Hidayatullah.com—Suriah ternyata mengabaikan kecaman dari negara-negara Arab lainnya, dengan berlanjutnya represi pemimpin negara itu terhadap para pemrotes. Dilaporkan setidaknya 13 orang kembali tewas oleh pasukan keamanan, pada saat lembaga-lembaga internasional mencari jalan keluar dari krisis.
Koordinator komisi dari para oposisi lokal mengatakan, tiga korban tewas terbaru berasal dari Homs, dalam bentrokan berat terakhir. Dalam video menunjukkan tentara menggali parit dan menyebarkan tank di lingkungan perumahan.
Pemerintah Damaskus tidak menanggapi peringatan yang dikeluarkan Rabu (16/11/2011) oleh Liga Arab untuk menghentikan pertumpahan darah dalam waktu tiga hari atau menghadapi sanksi ekonomi. Media pemerintah justru menyuarakan nada menantang, dengan maksud membela “kedaulatan nasional” Suriah.
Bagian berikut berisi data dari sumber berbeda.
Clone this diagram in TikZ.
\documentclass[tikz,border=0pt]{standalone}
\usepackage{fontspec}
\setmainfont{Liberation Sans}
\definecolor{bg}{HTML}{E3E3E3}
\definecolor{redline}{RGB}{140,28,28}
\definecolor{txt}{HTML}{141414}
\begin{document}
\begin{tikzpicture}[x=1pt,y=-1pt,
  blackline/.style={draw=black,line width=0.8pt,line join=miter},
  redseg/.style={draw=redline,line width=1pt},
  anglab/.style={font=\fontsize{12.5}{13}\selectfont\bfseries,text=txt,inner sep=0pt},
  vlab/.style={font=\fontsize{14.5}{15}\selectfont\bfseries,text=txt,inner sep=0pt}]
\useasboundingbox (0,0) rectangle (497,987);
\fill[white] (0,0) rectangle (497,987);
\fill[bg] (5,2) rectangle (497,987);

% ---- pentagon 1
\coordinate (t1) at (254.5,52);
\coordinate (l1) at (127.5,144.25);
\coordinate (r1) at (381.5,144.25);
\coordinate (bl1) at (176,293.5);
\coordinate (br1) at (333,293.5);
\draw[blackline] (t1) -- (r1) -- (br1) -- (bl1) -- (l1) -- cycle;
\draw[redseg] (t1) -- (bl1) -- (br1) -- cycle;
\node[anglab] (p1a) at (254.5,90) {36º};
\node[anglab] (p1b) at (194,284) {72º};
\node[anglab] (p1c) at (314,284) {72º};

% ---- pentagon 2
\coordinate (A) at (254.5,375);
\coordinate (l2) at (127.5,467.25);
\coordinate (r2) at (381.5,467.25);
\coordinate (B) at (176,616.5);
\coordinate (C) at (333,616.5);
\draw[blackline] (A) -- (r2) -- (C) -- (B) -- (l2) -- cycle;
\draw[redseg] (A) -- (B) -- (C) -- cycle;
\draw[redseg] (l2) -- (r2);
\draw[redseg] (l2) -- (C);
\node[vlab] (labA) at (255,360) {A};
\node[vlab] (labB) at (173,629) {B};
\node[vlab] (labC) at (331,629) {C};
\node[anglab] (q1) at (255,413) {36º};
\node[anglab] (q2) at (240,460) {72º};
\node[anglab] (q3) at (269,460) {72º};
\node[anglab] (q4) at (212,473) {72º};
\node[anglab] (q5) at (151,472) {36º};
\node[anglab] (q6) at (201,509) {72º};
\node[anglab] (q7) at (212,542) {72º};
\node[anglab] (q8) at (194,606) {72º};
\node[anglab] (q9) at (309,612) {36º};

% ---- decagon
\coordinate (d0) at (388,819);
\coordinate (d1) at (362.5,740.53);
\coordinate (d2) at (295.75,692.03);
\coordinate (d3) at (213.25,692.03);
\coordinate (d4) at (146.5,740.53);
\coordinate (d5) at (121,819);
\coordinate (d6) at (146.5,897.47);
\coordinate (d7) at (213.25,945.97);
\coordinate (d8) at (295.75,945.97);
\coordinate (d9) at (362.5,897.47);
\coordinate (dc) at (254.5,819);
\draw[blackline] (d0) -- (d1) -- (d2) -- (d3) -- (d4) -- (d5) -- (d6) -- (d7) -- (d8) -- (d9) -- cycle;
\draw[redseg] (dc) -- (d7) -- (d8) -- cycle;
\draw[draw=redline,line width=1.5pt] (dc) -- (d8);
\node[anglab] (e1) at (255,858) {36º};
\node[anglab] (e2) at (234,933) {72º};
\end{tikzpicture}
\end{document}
Burhan Ghalioun, pimpinan oposisi Dewan Nasional dalam pengasingan, mengatakan, rezim bertanggung jawab atas pembunuhan sektarian, tetapi ia juga mendesak pendukungnya untuk menghentikan serangan, seraya memperingatkan bahwa mereka menawarkan “keputusan besar untuk rezim”.
Presiden Bashar al-Assad juga terus menghadapi tekanan dari para pemimpin lain. Perdana Menteri Turki, Recep Tayyip Erdogan, dilaporkan The Guardian pada Kamis (17/11/2011), mendesak dunia “mendengar jeritan” rakyat Suriah. Catherine Ashton, kepala kebijakan luar negeri Uni Eropa, mengulangi seruan agar Assad mundur.
Menteri luar negeri Prancis, Alain Juppe, terus menjalin pembicaraan di Turki, di tengah spekulasi penciptaan zona penyangga di perbatasan Turki-Suriah. Di Istanbul, seorang pemimpin Ikhwanul Muslim yang dilarang di Suriah, Riyadh al-Shafqa, mengatakan kepada wartawan bahwa intervensi militer Turki untuk melindungi warga sipil Suriah dari rezim dapat diterima.
Namun para pejabat Turki membantah laporan bahwa oposisi Suriah telah meminta Ankara untuk merencanakan zona larangan terbang di dalam wilayah Suriah, yang secara bertahap akan diperluas mencakup kota utara Aleppo.
Namun membicarakan zona larangan terbang saat ini sangat sensitif akibat intervensi NATO dalam pemberontakan di Libya. Kebijakan itu tidak bisa dilaksanakan tanpa resolusi Dewan Keamanan PBB, yang hampir pasti akan diveto oleh Rusia dan Cina.
Sementara itu Rusia, yang memberikan dukungan kepada Assad, melalui Menteri Luar Negerinya, Sergei Lavrov, menggambarkan peristiwa terakhir di Suriah sebagai dekat dengan “perang sipil”, sehingga pihak luar tidak harus melakukan intervensi.*
Keterangan foto: PM Turki, Recep Tayyip Erdogan, mendesak dunia “mendengar jeritan” rakyat Suriah.